La situation se clarifiait, mais pour autant, subsistait la problématique de l’adjonction d’un élément d’équipement. Une jurisprudence constante s’est alors établie, conditionnant la mise en œuvre de la garantie décennale à l’existence de désordres affectant un ouvrage ou un élément d’équipement adjoint à un ouvrage existant dès lors que l’installation pouvait être assimilé à des travaux de construction d’un ouvrage de par sa conception et son ampleur. À défaut, les désordres affectant un élément d’équipement, simplement adjoint à l’existant, relevaient de la responsabilité contractuelle de droit commun.
Une révolution jurisprudentielle extensive de la garantie décennale :
Par un nouvel Arrêt de la 3e chambre civile du 15 juin 2017 (n°16-19640), la Cour de cassation remettait totalement en cause les principes régulièrement rappelés par la jurisprudence, créant ainsi une véritable révolution dans le monde de la construction. Cet arrêt porte sur la fourniture et pose d’une pompe à chaleur air-eau, pour laquelle la Cour de cassation a censuré la cour d’appel de Douai en retenant : «qu’en statuant ainsi, alors que les désordres affectant des éléments d’équipement, dissociables ou non, d’origines ou installés sur existants, relèvent de la responsabilité décennale lorsqu’ils rendent l’ouvrage dans son ensemble impropre à sa destination».
La notion d’ouvrage est désormais éludée, la condition selon laquelle l’ouvrage est rendu impropre à sa destination dans son ensemble devient suffisante à elle seule pour permettre la mobilisation de la garantie décennale. Cette solution jurisprudentielle n’a cessé d’être réaffirmée (pour un revêtement de sol : 3e ch. Civ, 29 juin 2017 n°16–16637; pour un insert : 3e ch. Civ, 14 sept 2017 n°16–17323)

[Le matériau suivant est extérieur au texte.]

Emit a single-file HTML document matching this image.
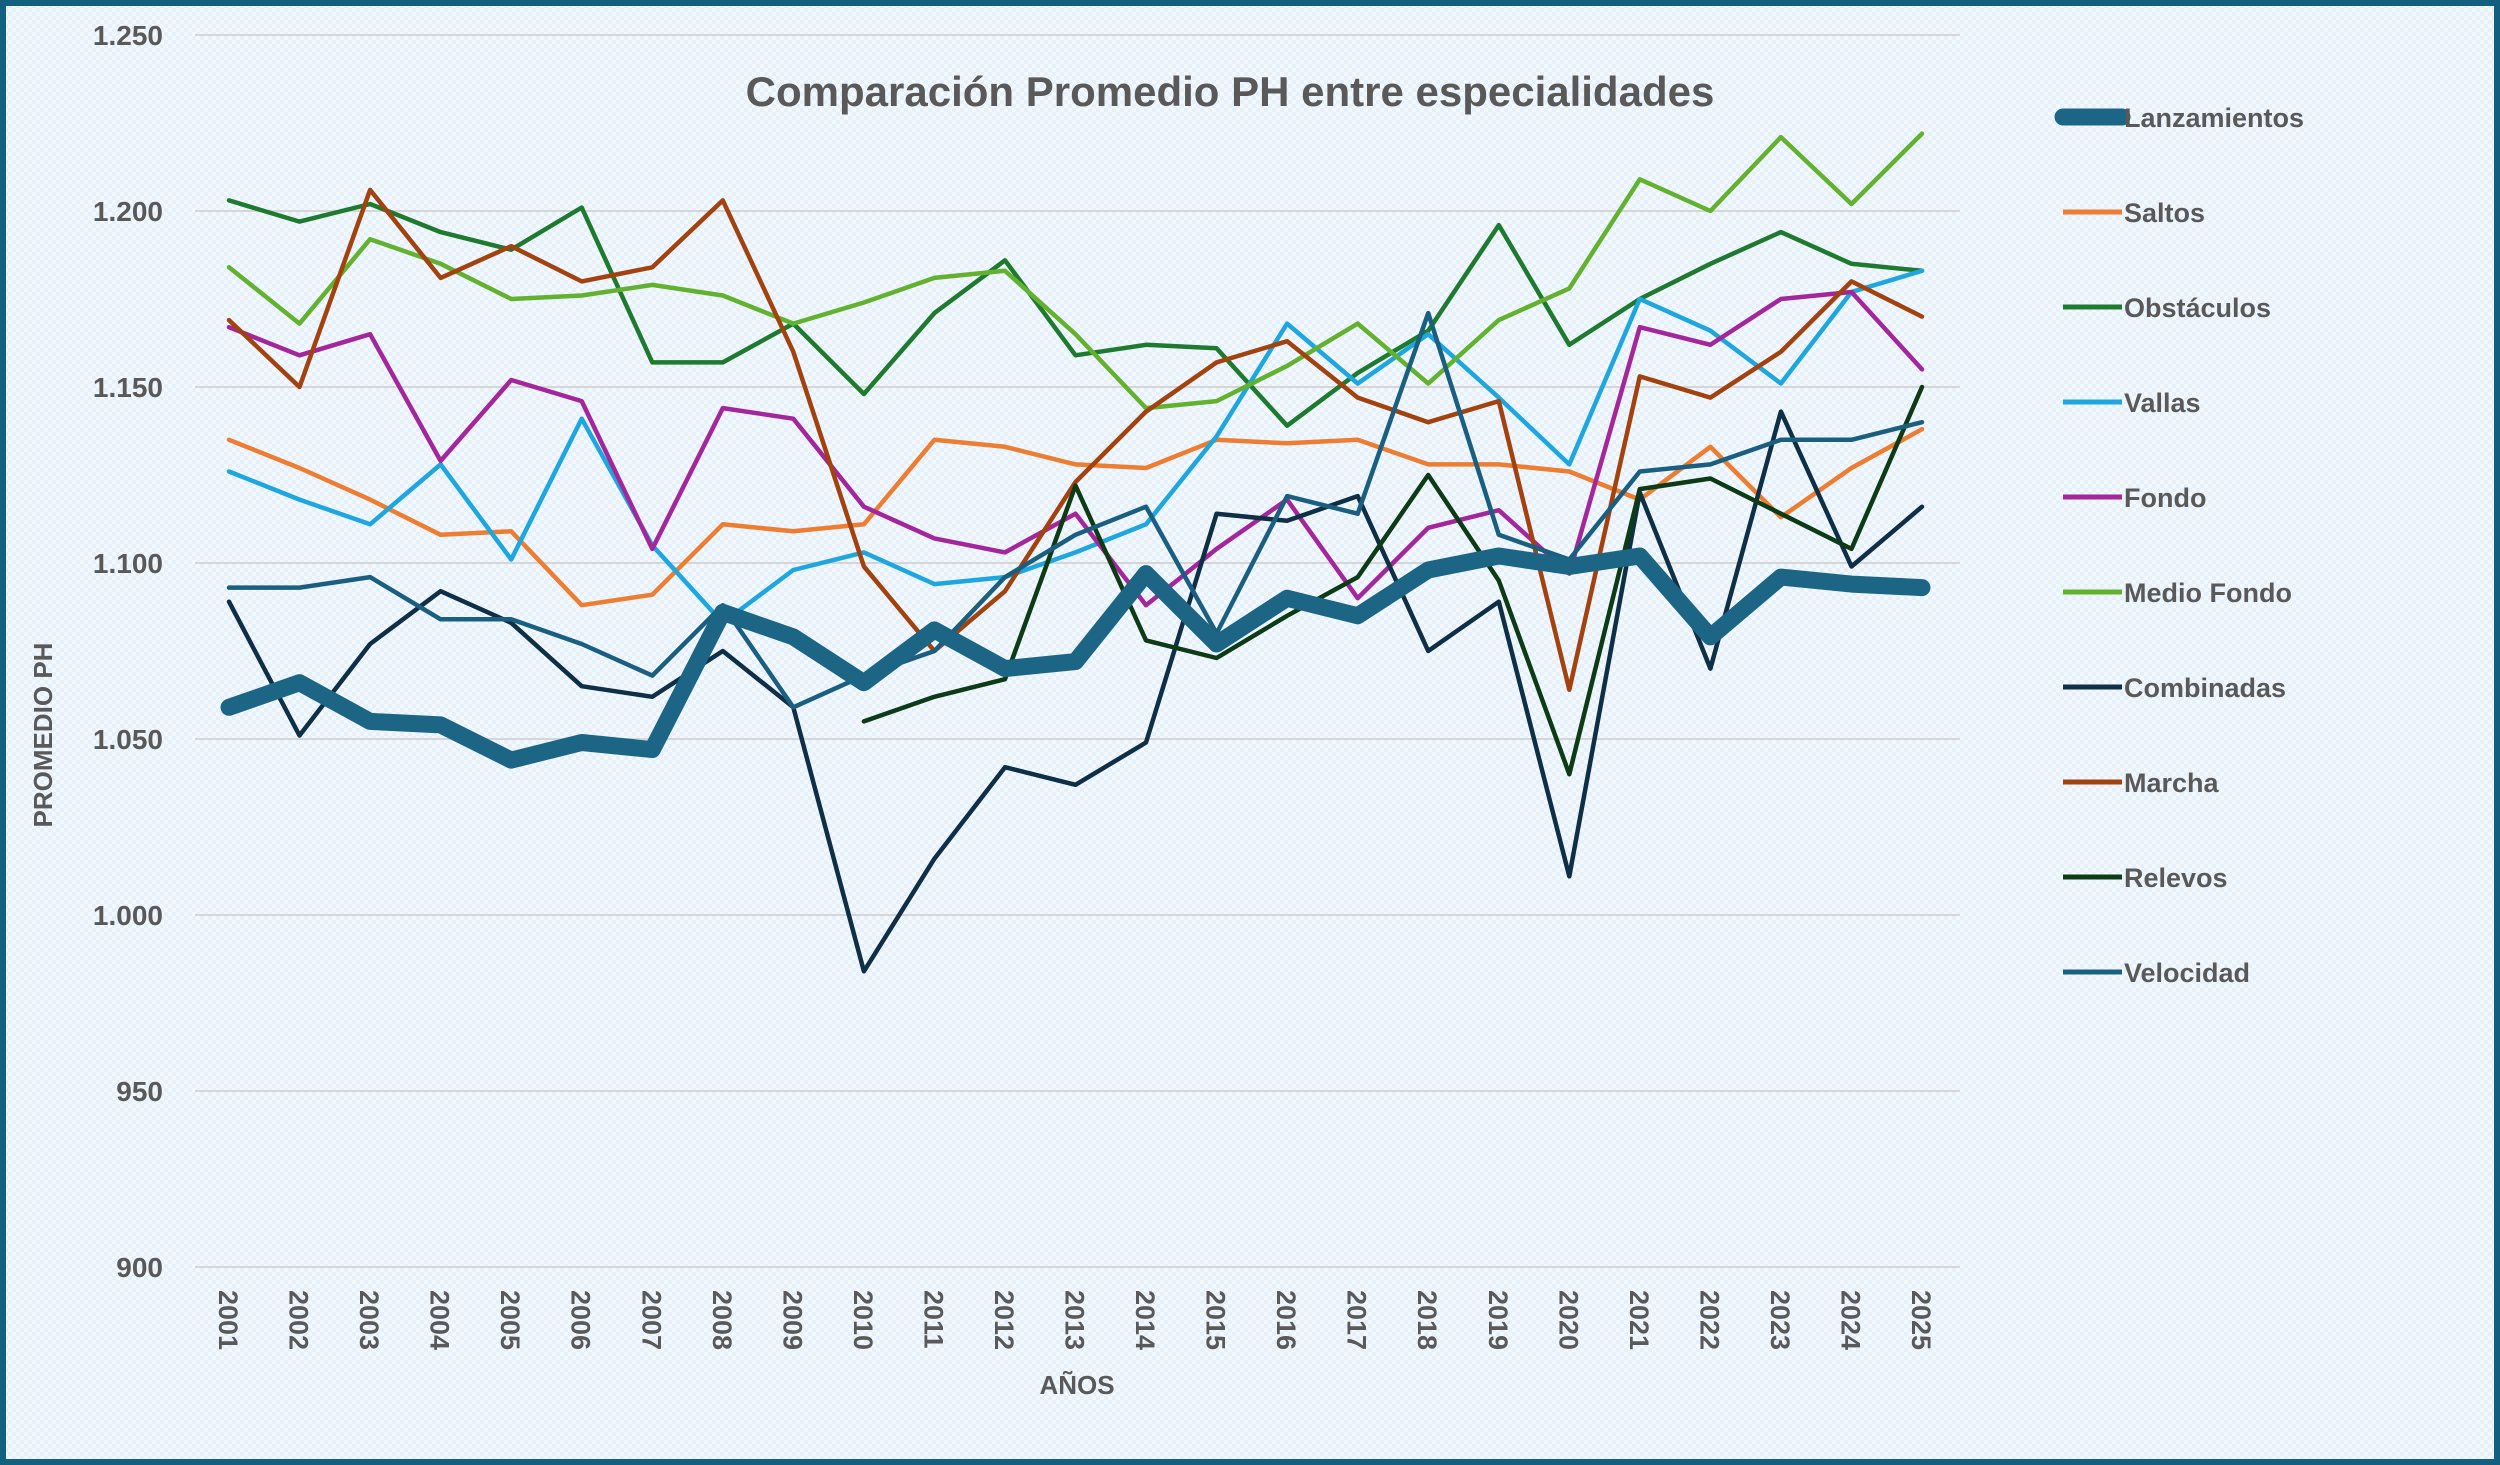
<!DOCTYPE html>
<html><head><meta charset="utf-8"><style>
html,body{margin:0;padding:0;width:2500px;height:1465px;overflow:hidden;background:#fff}
svg{display:block}
text{font-family:"Liberation Sans",sans-serif;font-weight:bold;fill:#595959}
</style></head><body>
<svg id="chart" width="2500" height="1465" viewBox="0 0 2500 1465">
<defs>
<pattern id="bg" width="8" height="8" patternUnits="userSpaceOnUse">
<rect width="8" height="8" fill="#e6f0fa"/>
<rect x="0" y="0" width="4" height="4" fill="#f3f8fd"/>
<rect x="4" y="4" width="4" height="4" fill="#f3f8fd"/>
</pattern>
</defs>
<rect x="3" y="3" width="2494" height="1459" fill="url(#bg)" stroke="#135f80" stroke-width="6"/>
<text x="1230" y="106" font-size="42" text-anchor="middle">Comparación Promedio PH entre especialidades</text>
<g id="grid"></g>
<g id="yticks"></g>
<g id="xticks"></g>
<g id="series"></g>
<g id="legend"></g>
<text transform="translate(52,735) rotate(-90)" font-size="26" text-anchor="middle">PROMEDIO PH</text>
<text x="1077" y="1394" font-size="26" text-anchor="middle">AÑOS</text>
</svg>
<script>
const years = [2001,2002,2003,2004,2005,2006,2007,2008,2009,2010,2011,2012,2013,2014,2015,2016,2017,2018,2019,2020,2021,2022,2023,2024,2025];
const yTickValues = [900,950,1000,1050,1100,1150,1200,1250];
const yTickLabels = ["900","950","1.000","1.050","1.100","1.150","1.200","1.250"];
const seriesNames = ["Lanzamientos","Saltos","Obstáculos","Vallas","Fondo","Medio Fondo","Combinadas","Marcha","Relevos","Velocidad"];
const lanzamientos = [1059,1066,1055,1054,1044,1049,1047,1086,1079,1066,1081,1070,1072,1097,1077,1090,1085,1098,1102,1099,1102,1079,1096,1094,1093];
const saltos = [1135,1127,1118,1108,1109,1088,1091,1111,1109,1111,1135,1133,1128,1127,1135,1134,1135,1128,1128,1126,1118,1133,1113,1127,1138];
const obstaculos = [1203,1197,1202,1194,1189,1201,1157,1157,1168,1148,1171,1186,1159,1162,1161,1139,1154,1166,1196,1162,1175,1185,1194,1185,1183];
const vallas = [1126,1118,1111,1128,1101,1141,1105,1083,1098,1103,1094,1096,1103,1111,1136,1168,1151,1165,1147,1128,1175,1166,1151,1177,1183];
const fondo = [1167,1159,1165,1129,1152,1146,1104,1144,1141,1116,1107,1103,1114,1088,1104,1118,1090,1110,1115,1097,1167,1162,1175,1177,1155];
const medioFondo = [1184,1168,1192,1185,1175,1176,1179,1176,1168,1174,1181,1183,1165,1144,1146,1156,1168,1151,1169,1178,1209,1200,1221,1202,1222];
const combinadas = [1089,1051,1077,1092,1083,1065,1062,1075,1059,984,1016,1042,1037,1049,1114,1112,1119,1075,1089,1011,1120,1070,1143,1099,1116];
const marcha = [1169,1150,1206,1181,1190,1180,1184,1203,1160,1099,1075,1092,1123,1143,1157,1163,1147,1140,1146,1064,1153,1147,1160,1180,1170];
const relevos = [null,null,null,null,null,null,null,null,null,1055,1062,1067,1122,1078,1073,1085,1096,1125,1095,1040,1121,1124,1114,1104,1150];
const velocidad = [1093,1093,1096,1084,1084,1077,1068,1088,1059,1068,1075,1096,1108,1116,1080,1119,1114,1171,1108,1101,1126,1128,1135,1135,1140];

const seriesData = [lanzamientos,saltos,obstaculos,vallas,fondo,medioFondo,combinadas,marcha,relevos,velocidad];
const colors = ["#1c6585","#ed7d31","#1e7a2e","#1ea6df","#a3279b","#62b22f","#0e2f45","#a2420f","#0c3b16","#1a5f80"];
const widths = [17,4.5,4.5,4.5,4.5,4.5,4.5,4.5,4.5,4.5];
const drawOrder = [1,2,3,4,5,6,7,8,9,0];

const NS="http://www.w3.org/2000/svg";
const X0=229, X1=1922, Y0=35, Y1=1267, VMIN=900, VMAX=1250;
function xScale(i){return X0+(X1-X0)*i/(years.length-1);}
function yScale(v){return Y1-(v-VMIN)/(VMAX-VMIN)*(Y1-Y0);}
function mk(tag,attrs,parent){const e=document.createElementNS(NS,tag);for(const k in attrs)e.setAttribute(k,attrs[k]);parent.appendChild(e);return e;}

const grid=document.getElementById('grid'), yt=document.getElementById('yticks'), xt=document.getElementById('xticks');
yTickValues.forEach((v,i)=>{
  const l=mk('line',{x1:195,x2:1960,y1:yScale(v),y2:yScale(v),stroke:'#d6d6d6','stroke-width':2},grid);
  
  
  const t=mk('text',{x:163,y:yScale(v)+10,'font-size':28,'text-anchor':'end'},yt);
  t.textContent=yTickLabels[i];
  
  
});
years.forEach((yr,i)=>{
  const t=mk('text',{transform:`translate(${xScale(i)-10},1290) rotate(90)`,'font-size':27},xt);
  t.textContent=yr;
  
  
});
const sg=document.getElementById('series');
drawOrder.forEach(s=>{
  const d=seriesData[s]; let pts=[];
  d.forEach((v,i)=>{if(v!==null)pts.push(xScale(i).toFixed(1)+','+yScale(v).toFixed(1));});
  const p=mk('polyline',{points:pts.join(' '),fill:'none',stroke:colors[s],'stroke-width':widths[s],'stroke-linejoin':'round','stroke-linecap':'round'},sg);
  
  
});
const lg=document.getElementById('legend');
seriesNames.forEach((n,i)=>{
  const y=117+i*95;
  const g=mk('g',{},lg);
  
  
  mk('line',{x1:2063,x2:2122,y1:y,y2:y,stroke:colors[i],'stroke-width':i===0?17:5,'stroke-linecap':i===0?'round':'butt'},g);
  const t=mk('text',{x:2124,y:y+10,'font-size':27},g);
  t.textContent=n;
});
</script>
</body></html>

Si les assureurs se posaient encore la question de savoir si cette extension jurisprudentielle de la responsabilité décennale avait nécessairement pour corolaire une prise en charge du dommage au titre de l’assurance obligatoire, l’arrêt du 26 octobre 2017, 3èmeciv cass n°16-18120, a rapidement mis fin au début de polémique, en retenant que les dispositions de l’article L243-1-1 II du code des assurances ne sont pas applicables à un élément d’équipement installé sur existant. L’assureur doit donc sa garantie.
Une redéfinition des règles du jeu :
La Cour de cassation a pris soin de publier l’ensemble de ces arrêts au bulletin leur conférant donc la plus haute valeur dans son système de hiérarchisation. Le message est ainsi entre les mains du législateur, car nous voici désormais bien loin de la version textuelle de l’article 1792 du Code civil.
Les contours de la responsabilité décennale se fixant désormais au regard des dommages causés à l’existant par l’équipement défectueux installé, dont le siège n’est ainsi plus l’ouvrage mais un « quasi ouvrage » comme le désigne la doctrine.
Ce trouve également bouleversée la détermination de la qualité de constructeur au sens de l’article 1792 du Code civil, puisque désormais tout professionnel installant un élément d’équipement dont les désordres vont rendre l’ouvrage existant impropres à sa destination sont concernés. La conséquence pour ces professionnels est d’être vigilant sur leur obligation de souscrire à une assurance RC décennale pour la fourniture et l’installation d’un élément d’équipement sur existant.